-------- Dataset
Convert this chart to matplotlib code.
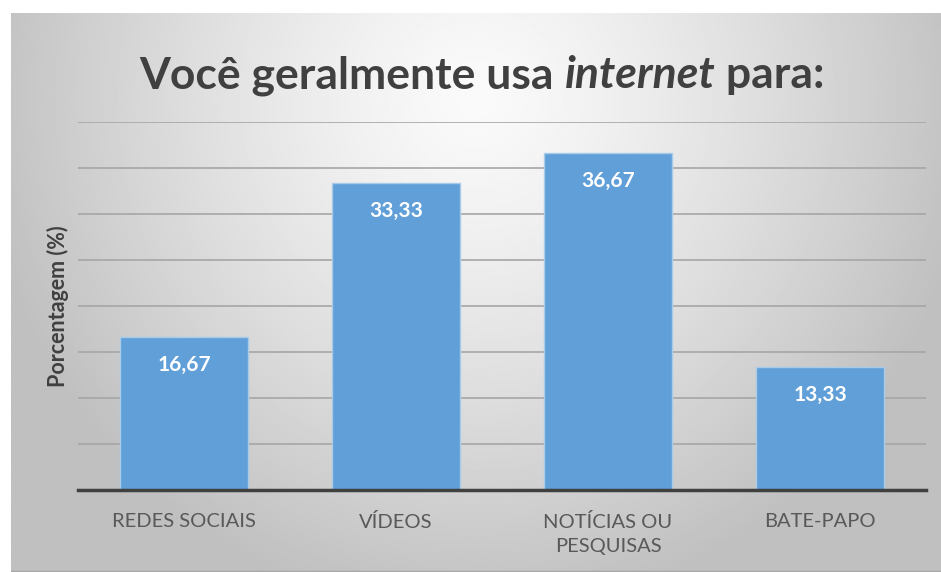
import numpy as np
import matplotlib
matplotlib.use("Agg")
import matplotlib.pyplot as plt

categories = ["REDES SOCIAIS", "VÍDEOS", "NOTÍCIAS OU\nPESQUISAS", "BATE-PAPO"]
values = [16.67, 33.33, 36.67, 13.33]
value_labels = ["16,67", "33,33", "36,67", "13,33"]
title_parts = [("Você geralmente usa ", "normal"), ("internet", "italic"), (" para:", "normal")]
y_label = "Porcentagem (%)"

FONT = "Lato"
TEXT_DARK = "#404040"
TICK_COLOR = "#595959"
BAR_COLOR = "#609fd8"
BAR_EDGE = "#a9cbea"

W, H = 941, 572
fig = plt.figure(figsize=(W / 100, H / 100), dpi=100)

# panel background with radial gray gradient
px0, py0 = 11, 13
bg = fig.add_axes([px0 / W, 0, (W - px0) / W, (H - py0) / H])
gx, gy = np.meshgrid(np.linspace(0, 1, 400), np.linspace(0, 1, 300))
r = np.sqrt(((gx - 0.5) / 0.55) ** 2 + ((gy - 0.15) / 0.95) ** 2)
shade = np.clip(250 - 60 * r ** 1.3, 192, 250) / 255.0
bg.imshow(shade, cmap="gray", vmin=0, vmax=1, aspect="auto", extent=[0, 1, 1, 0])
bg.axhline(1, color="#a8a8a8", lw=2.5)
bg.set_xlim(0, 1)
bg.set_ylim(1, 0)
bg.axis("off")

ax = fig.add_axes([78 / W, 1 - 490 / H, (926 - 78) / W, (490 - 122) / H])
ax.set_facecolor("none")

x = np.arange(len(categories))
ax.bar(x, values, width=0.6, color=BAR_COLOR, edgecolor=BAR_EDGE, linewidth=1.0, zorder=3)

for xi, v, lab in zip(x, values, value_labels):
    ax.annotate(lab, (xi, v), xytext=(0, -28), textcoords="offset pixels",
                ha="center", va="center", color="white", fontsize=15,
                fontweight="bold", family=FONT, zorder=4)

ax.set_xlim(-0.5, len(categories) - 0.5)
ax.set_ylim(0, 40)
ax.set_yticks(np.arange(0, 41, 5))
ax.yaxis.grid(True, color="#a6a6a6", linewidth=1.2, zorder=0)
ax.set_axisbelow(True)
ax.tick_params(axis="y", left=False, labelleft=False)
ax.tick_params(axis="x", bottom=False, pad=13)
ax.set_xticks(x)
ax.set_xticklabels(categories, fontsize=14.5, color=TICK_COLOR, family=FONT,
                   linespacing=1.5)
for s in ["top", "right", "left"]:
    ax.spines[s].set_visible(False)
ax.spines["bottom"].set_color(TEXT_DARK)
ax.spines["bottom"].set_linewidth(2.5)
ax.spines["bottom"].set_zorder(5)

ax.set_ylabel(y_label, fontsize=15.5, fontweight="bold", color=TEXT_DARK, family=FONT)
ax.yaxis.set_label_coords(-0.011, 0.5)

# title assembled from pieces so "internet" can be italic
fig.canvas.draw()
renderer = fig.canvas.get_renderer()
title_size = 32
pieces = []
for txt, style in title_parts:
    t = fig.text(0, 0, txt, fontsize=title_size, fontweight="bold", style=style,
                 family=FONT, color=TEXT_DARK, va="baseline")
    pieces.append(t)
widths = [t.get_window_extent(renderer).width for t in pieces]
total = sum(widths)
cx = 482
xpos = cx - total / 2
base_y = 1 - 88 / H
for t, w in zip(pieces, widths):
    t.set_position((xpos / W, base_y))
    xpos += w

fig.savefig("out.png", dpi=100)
----------------
-------- Dataset
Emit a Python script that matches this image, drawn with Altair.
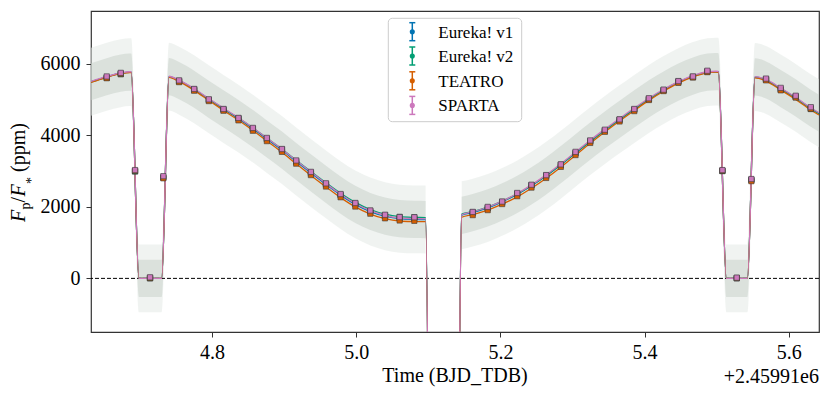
----------------
Job.
Copy, from the material, each line that holds the string "this".

Exercise answer.
Convert this chart to matplotlib code.
Emit a Python script that matches this image, drawn with Altair.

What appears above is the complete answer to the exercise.